- **DATA EXTRACT**

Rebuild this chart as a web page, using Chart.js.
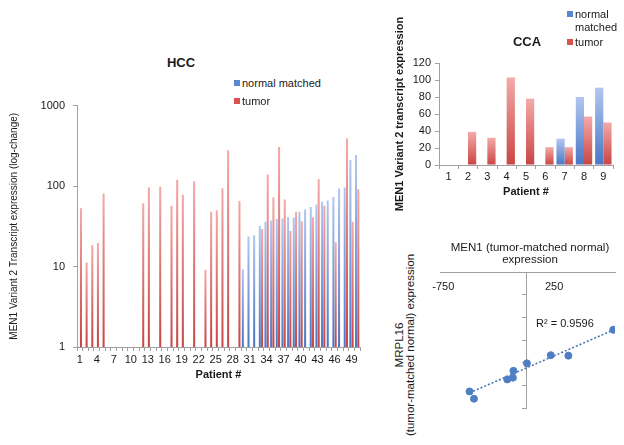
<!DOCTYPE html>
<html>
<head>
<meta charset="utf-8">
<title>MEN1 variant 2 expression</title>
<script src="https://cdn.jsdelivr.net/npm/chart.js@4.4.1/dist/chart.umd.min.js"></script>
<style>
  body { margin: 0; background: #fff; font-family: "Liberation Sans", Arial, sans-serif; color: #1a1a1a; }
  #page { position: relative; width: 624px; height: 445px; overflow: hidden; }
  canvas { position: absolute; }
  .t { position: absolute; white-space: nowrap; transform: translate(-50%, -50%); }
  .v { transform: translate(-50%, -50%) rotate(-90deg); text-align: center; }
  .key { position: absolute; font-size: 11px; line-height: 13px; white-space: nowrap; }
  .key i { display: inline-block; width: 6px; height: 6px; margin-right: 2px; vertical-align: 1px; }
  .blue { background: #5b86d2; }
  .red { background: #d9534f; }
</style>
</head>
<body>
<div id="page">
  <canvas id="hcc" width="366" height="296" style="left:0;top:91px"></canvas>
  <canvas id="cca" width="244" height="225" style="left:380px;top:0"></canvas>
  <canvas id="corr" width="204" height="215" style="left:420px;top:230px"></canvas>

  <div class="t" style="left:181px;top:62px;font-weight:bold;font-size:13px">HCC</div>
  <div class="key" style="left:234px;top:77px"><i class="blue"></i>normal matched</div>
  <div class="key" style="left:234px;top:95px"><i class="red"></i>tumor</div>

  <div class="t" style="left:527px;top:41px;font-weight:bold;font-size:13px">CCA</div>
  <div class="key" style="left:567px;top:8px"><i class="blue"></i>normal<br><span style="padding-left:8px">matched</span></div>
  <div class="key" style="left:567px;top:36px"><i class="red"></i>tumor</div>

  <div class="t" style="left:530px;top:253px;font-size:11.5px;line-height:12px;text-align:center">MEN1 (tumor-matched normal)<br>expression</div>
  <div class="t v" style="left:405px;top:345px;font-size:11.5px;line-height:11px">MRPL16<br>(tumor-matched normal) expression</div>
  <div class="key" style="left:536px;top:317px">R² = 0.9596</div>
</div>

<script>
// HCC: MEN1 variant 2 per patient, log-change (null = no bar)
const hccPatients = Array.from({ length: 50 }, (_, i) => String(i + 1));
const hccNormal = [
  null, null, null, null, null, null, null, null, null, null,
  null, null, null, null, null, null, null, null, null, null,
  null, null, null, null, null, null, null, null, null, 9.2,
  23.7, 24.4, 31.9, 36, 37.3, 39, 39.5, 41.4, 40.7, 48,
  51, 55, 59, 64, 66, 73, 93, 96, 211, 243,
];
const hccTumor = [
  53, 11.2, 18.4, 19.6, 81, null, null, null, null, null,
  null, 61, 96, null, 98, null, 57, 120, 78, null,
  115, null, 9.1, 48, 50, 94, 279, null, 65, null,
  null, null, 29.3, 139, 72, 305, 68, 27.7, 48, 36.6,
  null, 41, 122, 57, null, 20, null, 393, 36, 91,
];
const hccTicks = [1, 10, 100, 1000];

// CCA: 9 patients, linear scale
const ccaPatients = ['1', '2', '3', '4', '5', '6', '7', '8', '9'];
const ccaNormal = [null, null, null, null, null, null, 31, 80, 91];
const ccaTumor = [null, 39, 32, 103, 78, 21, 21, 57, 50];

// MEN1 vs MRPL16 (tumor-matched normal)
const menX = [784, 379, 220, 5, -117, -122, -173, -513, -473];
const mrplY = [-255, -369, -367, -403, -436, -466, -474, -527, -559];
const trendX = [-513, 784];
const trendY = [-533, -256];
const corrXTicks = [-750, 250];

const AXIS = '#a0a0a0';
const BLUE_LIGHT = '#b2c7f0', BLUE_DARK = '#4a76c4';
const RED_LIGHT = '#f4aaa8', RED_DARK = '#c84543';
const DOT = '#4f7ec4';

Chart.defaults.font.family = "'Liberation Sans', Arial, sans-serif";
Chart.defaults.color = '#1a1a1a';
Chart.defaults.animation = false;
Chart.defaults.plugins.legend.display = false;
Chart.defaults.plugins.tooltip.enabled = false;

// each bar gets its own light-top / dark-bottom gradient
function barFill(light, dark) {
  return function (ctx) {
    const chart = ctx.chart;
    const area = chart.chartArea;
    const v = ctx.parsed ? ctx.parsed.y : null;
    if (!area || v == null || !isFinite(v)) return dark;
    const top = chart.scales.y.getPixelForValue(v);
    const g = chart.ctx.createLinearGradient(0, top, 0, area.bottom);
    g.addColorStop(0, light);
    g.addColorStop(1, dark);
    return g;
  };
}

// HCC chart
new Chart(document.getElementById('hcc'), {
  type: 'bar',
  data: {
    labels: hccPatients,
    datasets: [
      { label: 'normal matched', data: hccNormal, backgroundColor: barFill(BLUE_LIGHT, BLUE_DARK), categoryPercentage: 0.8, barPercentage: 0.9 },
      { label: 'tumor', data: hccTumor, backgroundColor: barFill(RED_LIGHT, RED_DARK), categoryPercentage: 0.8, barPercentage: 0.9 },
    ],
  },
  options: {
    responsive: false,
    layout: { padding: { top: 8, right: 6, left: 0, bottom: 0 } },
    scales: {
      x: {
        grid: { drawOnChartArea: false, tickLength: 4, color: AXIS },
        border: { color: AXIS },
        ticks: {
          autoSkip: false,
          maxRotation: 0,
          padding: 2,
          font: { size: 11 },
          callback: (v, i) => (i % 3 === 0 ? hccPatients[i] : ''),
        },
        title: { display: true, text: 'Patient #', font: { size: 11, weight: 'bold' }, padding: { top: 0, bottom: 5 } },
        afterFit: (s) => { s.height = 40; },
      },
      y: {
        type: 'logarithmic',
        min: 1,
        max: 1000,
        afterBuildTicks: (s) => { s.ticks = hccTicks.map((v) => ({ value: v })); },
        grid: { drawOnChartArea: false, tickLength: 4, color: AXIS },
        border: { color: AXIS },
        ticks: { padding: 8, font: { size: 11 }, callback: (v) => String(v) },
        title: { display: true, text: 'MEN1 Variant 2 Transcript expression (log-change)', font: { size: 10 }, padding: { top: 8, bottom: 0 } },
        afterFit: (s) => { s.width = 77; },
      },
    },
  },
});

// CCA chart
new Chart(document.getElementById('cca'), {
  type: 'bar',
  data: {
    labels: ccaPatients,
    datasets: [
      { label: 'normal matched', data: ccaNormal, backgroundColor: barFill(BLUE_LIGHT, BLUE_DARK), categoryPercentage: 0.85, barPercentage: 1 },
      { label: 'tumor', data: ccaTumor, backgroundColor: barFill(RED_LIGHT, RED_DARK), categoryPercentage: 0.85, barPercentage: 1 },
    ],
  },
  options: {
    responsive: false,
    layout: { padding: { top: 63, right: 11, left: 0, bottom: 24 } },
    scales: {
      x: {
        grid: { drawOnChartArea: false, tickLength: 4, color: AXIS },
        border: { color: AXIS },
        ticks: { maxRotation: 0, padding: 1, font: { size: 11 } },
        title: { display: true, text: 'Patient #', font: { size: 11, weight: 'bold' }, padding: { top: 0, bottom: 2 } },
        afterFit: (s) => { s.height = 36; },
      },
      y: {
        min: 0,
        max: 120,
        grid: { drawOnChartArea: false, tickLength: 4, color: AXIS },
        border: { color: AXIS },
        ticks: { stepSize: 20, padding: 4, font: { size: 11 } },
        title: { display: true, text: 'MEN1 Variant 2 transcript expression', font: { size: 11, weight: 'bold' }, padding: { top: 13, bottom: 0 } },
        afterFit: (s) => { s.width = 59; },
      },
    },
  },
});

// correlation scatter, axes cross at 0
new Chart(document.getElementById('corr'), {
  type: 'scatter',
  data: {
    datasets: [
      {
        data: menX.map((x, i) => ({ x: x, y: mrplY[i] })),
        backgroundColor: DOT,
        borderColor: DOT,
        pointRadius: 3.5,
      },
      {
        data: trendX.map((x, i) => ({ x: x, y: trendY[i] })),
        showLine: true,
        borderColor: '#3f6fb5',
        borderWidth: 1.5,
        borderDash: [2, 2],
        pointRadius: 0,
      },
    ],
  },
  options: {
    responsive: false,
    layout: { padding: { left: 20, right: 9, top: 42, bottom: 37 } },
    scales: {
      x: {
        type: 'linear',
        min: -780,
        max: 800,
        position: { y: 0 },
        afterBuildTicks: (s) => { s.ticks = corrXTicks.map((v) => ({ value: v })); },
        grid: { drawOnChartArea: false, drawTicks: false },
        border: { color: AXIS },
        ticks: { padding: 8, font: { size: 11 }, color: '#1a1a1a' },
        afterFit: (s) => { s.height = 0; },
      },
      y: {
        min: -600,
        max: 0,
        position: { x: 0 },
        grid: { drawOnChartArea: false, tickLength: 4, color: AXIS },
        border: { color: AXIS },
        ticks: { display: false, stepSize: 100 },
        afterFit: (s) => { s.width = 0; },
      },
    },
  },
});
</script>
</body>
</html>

- **PROBLEM DETAILS**
Pick out the lines that contain "page" and copy them.

- **RESULT BELOW**
Rebuild this chart as a web page, using Chart.js.
  #page { position: relative; width: 624px; height: 445px; overflow: hidden; }
<div id="page">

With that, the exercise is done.